For as long as there have been networks, there's been a need to match network capacity to the load created by applications...
and their users. The cloud, especially hybrid and multi-cloud, complicates network capacity planning.
Application performance depends on available network resources for the sum of workloads, not just overall, but in all the places where there are specific limits to capacity.
Cloud is not just another hosting location. Workflows change as application components move and scale within the totality of cloud and data center resources. There are perhaps dozens of possible component configurations, each with their own workflows and their own effects on consumable resources. Cloud providers are connected to corporate networks through gateways, and these gateways vary in capacity and quality of service. Some workflows go through a virtual private network (VPN) from cloud to cloud, creating congestion from internal application traffic that's hard to see and control.
These three factors complicate a network capacity planning situation that can be complex enough without them. Corporate networks are typically VPNs, which are IP networks built on service provider tunnels using multiprotocol label switching and Ethernet service access connections. VPN sites have their own capacity, and a VPN overall has capacity limits. In addition, IP networks find applications and components through an IP address assigned from an address space. As workloads move and replicate to scale, an address can change, leading to inefficient traffic routing or even a lost connection.
The right configuration
The smartest configuration for hybrid and multi-cloud is one where corporate data centers are interconnected with local fiber or a data center interconnect (DCI) service from a carrier. The VPN connects users in all corporate facilities to the data center network, and the internet connects there as well. Cloud providers either create connections via the internet or through a dedicated gateway, but in nearly all cases, the connection goes to the data center network rather than directly to the VPN. Use this configuration as a baseline for network capacity planning.
The address space plan
When an application or a component of a distributed application moves or scales up, it needs a new IP address and capacity to route traffic to that new address.

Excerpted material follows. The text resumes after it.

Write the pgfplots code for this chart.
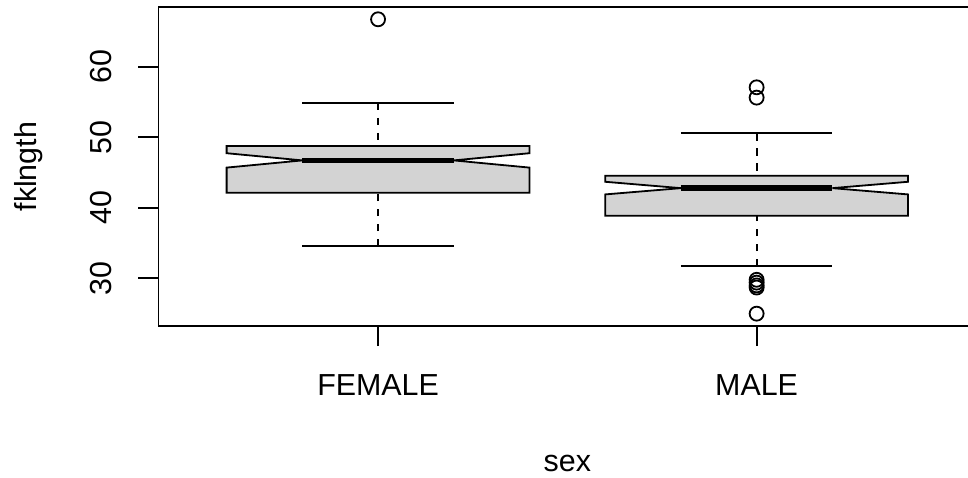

Every decision around workload portability and elasticity generates traffic on the data center network and the cloud gateway(s) involved. A workload's address determines how workflows through it connect, which defines the pathways and where to focus network capacity plans.
To plan realistic capacity requirements, formal network engineers dive into the complex math of the Erlang B formula, and if you are inclined to learn it, check out the older book James Martin's Systems Analysis for Data Transmission. However, there are also easier rules of thumb.
As a connection congests, it increases the risk of delay and packet loss in a nonlinear fashion. This tenet contributes to network capacity planning fundamentals. Problems ramp up slowly until the network reaches about 50% utilization; issues rise rapidly after that threshold. At 70% utilization, delay doubles, for example. Keep the connection, or gateway utilization, around the 50% level to avoid congestion during peaks. Unexpected traffic peaks often occur when a single transaction launches a complex multicomponent workflow and especially when traffic changes because of failover or scaling.
Size the DCI
The most significant network capacity planning decision is how to size the DCI network. It is the hub of all workflows, into and out of the cloud and to and from workers and internet users. The DCI network must never become congested.
The same workflow can travel across the data center network several times as it moves among components, which adds to the risk of congestion problems. Ensure that the total capacity of the data center and DCI network is at least three times the expected workload of all applications.
Open the gateways
Gateways link the data center, DCI network and clouds. For each gateway connection, aim for capacity of at least double the expected workload.
Develop realistic expectations related to workloads. Examine the redeployment-under-failure and scaling plans for each component of the application, whether it is a monolith or a collection of microservices. When an application workload can move to a cloud or spin up new instances there, add its workflow traffic to the expected overall load for that cloud.
Capacity planning for cloud connections is made difficult if applications access the cloud provider's services over the internet: Cloud traffic and internet traffic collide in the internet gateway. Cloud and internet traffic associated with the same transaction can flow back and forth through the internet gateway, increasing delays. To be safe, provide capacity equal to three to four times the expected traffic.
The network holds the cloud together, which means that, when you have a network congestion problem, you have a cloud problem, an application problem and a user quality-of-experience problem. Even with careful network capacity planning, seemingly simple decisions on cloud deployment and scaling can radically change workflows, traffic on critical network pieces and congestion. Always monitor the network and applications to detect these conditions, and launch a new capacity plan when it looks like expectations are missing the mark.